Dataset content:
>> BEGIN
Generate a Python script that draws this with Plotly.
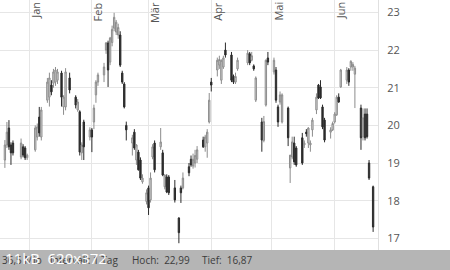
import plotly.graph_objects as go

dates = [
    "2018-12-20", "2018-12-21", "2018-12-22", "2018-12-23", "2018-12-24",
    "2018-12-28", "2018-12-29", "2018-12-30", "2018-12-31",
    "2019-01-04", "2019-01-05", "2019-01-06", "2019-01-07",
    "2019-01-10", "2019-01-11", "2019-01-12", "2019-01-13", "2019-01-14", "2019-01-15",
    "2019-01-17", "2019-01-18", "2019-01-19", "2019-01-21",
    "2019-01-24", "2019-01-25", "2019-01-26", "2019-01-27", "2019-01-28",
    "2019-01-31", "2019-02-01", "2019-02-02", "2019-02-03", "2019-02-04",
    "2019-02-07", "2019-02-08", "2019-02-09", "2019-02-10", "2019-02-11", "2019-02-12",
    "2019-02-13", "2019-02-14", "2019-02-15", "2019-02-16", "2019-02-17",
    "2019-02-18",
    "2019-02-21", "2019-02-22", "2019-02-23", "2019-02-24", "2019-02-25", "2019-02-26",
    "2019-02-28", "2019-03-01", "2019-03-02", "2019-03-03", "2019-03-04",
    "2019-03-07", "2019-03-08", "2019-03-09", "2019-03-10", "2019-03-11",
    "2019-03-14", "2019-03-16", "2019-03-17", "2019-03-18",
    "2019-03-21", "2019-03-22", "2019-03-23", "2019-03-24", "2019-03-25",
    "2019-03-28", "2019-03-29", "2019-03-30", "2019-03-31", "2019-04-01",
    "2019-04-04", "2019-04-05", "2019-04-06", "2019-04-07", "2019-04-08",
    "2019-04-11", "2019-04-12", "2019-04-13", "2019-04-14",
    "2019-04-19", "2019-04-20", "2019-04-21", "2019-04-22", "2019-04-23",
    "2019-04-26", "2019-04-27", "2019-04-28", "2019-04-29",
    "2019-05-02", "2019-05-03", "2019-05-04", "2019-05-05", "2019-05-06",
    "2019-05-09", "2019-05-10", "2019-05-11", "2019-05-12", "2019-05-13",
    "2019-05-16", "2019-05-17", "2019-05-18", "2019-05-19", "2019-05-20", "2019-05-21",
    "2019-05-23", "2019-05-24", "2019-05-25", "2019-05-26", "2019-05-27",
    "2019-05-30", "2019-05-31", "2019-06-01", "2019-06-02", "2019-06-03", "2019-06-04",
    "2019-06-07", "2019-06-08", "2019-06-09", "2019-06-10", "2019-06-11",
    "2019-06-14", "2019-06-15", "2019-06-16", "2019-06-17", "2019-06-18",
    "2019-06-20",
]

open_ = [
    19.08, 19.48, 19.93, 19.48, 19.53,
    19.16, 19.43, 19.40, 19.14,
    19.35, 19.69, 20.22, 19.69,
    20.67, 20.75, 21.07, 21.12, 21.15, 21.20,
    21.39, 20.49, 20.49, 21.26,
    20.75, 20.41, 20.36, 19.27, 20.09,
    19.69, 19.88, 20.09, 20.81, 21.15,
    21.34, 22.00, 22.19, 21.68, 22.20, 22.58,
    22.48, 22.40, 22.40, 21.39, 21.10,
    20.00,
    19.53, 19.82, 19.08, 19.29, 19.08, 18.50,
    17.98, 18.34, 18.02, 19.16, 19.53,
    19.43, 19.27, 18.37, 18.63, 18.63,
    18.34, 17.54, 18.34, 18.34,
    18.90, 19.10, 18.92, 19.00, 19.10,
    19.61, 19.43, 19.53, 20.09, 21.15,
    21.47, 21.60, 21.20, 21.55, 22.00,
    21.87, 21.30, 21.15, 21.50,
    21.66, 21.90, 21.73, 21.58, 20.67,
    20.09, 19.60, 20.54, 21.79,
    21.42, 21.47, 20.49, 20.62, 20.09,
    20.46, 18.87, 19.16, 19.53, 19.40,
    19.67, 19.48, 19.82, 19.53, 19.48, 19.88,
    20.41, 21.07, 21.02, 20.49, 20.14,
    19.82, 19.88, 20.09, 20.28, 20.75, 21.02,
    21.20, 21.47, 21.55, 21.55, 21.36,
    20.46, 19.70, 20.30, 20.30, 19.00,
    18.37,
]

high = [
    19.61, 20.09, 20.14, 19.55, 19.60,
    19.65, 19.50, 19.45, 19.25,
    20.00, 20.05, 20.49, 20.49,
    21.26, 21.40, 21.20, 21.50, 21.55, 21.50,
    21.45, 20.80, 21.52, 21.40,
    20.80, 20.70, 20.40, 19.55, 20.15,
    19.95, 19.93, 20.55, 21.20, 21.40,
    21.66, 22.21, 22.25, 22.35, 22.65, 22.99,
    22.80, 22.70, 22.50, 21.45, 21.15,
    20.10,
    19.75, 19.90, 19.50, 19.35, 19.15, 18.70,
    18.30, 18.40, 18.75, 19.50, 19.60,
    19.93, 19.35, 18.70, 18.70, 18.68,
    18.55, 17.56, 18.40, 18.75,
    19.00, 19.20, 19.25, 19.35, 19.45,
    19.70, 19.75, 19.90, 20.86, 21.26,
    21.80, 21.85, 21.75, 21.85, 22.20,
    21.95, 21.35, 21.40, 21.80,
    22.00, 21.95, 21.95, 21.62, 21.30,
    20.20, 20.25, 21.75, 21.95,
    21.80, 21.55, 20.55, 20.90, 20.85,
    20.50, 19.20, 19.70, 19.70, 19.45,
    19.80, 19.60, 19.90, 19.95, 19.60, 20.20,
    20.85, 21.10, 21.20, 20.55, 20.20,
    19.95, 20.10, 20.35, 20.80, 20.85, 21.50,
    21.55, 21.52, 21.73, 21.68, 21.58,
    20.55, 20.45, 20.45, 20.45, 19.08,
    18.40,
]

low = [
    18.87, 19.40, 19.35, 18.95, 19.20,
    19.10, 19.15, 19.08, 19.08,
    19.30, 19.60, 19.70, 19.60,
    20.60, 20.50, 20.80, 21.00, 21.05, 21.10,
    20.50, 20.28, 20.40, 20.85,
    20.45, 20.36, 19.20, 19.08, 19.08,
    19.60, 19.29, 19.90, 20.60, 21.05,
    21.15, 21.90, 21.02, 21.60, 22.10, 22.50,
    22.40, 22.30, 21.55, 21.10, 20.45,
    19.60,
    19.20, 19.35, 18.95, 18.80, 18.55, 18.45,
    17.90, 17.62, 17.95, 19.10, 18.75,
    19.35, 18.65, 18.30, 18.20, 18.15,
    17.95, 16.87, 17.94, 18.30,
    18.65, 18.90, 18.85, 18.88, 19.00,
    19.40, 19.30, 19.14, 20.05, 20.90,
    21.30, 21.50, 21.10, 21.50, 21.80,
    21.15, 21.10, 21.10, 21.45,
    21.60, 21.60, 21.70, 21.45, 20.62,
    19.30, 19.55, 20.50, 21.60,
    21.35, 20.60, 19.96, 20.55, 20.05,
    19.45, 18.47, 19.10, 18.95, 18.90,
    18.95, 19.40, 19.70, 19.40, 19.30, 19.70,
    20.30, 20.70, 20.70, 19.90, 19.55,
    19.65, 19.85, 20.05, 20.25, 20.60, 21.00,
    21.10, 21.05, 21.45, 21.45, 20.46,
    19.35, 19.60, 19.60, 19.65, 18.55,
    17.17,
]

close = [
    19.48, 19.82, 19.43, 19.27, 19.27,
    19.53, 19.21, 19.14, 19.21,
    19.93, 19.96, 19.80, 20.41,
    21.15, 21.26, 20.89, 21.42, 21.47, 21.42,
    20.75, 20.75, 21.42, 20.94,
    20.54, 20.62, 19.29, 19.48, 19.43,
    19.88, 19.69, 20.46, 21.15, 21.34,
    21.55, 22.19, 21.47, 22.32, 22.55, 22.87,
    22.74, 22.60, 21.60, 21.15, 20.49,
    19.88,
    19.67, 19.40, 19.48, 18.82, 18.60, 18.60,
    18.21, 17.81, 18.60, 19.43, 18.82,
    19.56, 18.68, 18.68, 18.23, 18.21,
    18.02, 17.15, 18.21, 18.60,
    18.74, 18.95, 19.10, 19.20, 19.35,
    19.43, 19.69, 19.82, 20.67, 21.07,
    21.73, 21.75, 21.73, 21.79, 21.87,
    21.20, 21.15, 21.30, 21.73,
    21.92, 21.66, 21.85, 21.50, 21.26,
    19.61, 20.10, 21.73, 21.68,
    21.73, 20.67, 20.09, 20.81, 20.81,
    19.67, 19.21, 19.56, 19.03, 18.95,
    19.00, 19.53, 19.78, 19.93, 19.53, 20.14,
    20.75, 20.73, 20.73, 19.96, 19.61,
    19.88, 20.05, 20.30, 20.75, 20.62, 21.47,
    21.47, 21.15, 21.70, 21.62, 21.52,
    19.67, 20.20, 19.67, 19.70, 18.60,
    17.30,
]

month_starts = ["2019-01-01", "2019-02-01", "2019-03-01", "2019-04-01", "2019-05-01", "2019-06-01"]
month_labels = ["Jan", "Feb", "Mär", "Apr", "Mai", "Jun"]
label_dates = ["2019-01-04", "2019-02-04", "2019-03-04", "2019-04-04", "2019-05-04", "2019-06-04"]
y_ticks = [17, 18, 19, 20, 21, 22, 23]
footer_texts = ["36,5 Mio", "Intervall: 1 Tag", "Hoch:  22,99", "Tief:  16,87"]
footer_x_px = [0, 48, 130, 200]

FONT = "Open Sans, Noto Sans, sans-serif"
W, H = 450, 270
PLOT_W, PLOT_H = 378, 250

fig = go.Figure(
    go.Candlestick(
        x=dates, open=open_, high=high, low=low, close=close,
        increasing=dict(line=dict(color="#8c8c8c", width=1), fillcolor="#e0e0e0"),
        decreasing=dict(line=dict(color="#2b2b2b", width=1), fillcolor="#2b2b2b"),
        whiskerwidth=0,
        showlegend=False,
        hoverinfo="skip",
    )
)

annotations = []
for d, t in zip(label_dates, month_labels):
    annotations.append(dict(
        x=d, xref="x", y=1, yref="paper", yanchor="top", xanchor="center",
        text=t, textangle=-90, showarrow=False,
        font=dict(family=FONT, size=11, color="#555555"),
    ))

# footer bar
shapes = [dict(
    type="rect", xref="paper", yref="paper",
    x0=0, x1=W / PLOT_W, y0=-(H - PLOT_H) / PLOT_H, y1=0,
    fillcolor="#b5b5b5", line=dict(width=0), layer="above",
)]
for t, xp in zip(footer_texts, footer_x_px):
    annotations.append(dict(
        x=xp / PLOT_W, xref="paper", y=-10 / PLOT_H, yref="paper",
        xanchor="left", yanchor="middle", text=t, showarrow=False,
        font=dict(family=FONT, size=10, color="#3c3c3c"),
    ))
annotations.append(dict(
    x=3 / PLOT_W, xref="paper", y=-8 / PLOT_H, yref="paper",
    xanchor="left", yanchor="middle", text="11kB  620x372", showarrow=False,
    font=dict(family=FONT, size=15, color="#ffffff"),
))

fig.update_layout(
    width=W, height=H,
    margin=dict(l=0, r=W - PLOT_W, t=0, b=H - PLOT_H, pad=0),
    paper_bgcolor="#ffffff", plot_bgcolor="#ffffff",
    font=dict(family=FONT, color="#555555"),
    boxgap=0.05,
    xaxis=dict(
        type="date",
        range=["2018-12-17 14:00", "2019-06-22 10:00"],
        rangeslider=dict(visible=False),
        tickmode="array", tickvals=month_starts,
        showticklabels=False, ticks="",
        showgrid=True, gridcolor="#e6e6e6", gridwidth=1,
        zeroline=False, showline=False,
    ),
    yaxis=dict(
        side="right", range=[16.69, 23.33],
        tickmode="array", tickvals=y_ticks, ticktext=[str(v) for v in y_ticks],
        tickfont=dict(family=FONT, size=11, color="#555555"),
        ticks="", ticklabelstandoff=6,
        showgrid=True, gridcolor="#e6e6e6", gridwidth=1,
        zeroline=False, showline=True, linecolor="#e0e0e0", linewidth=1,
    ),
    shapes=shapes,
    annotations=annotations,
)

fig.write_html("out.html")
>> END
>> BEGIN
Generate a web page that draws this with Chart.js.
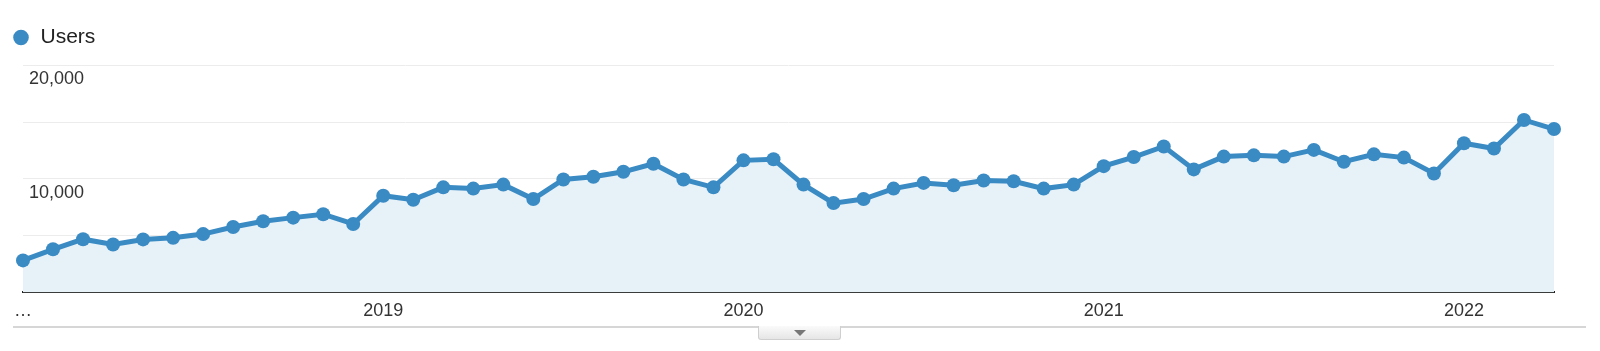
>> END
Short exercise: Every line from the one containing "Generate a Python" to the one containing "import plotly.graph_objects as go" should be output exactly, both ends included. Nothing else goes in, and no pictures either.

Written solution:
Generate a Python script that draws this with Plotly.
import plotly.graph_objects as go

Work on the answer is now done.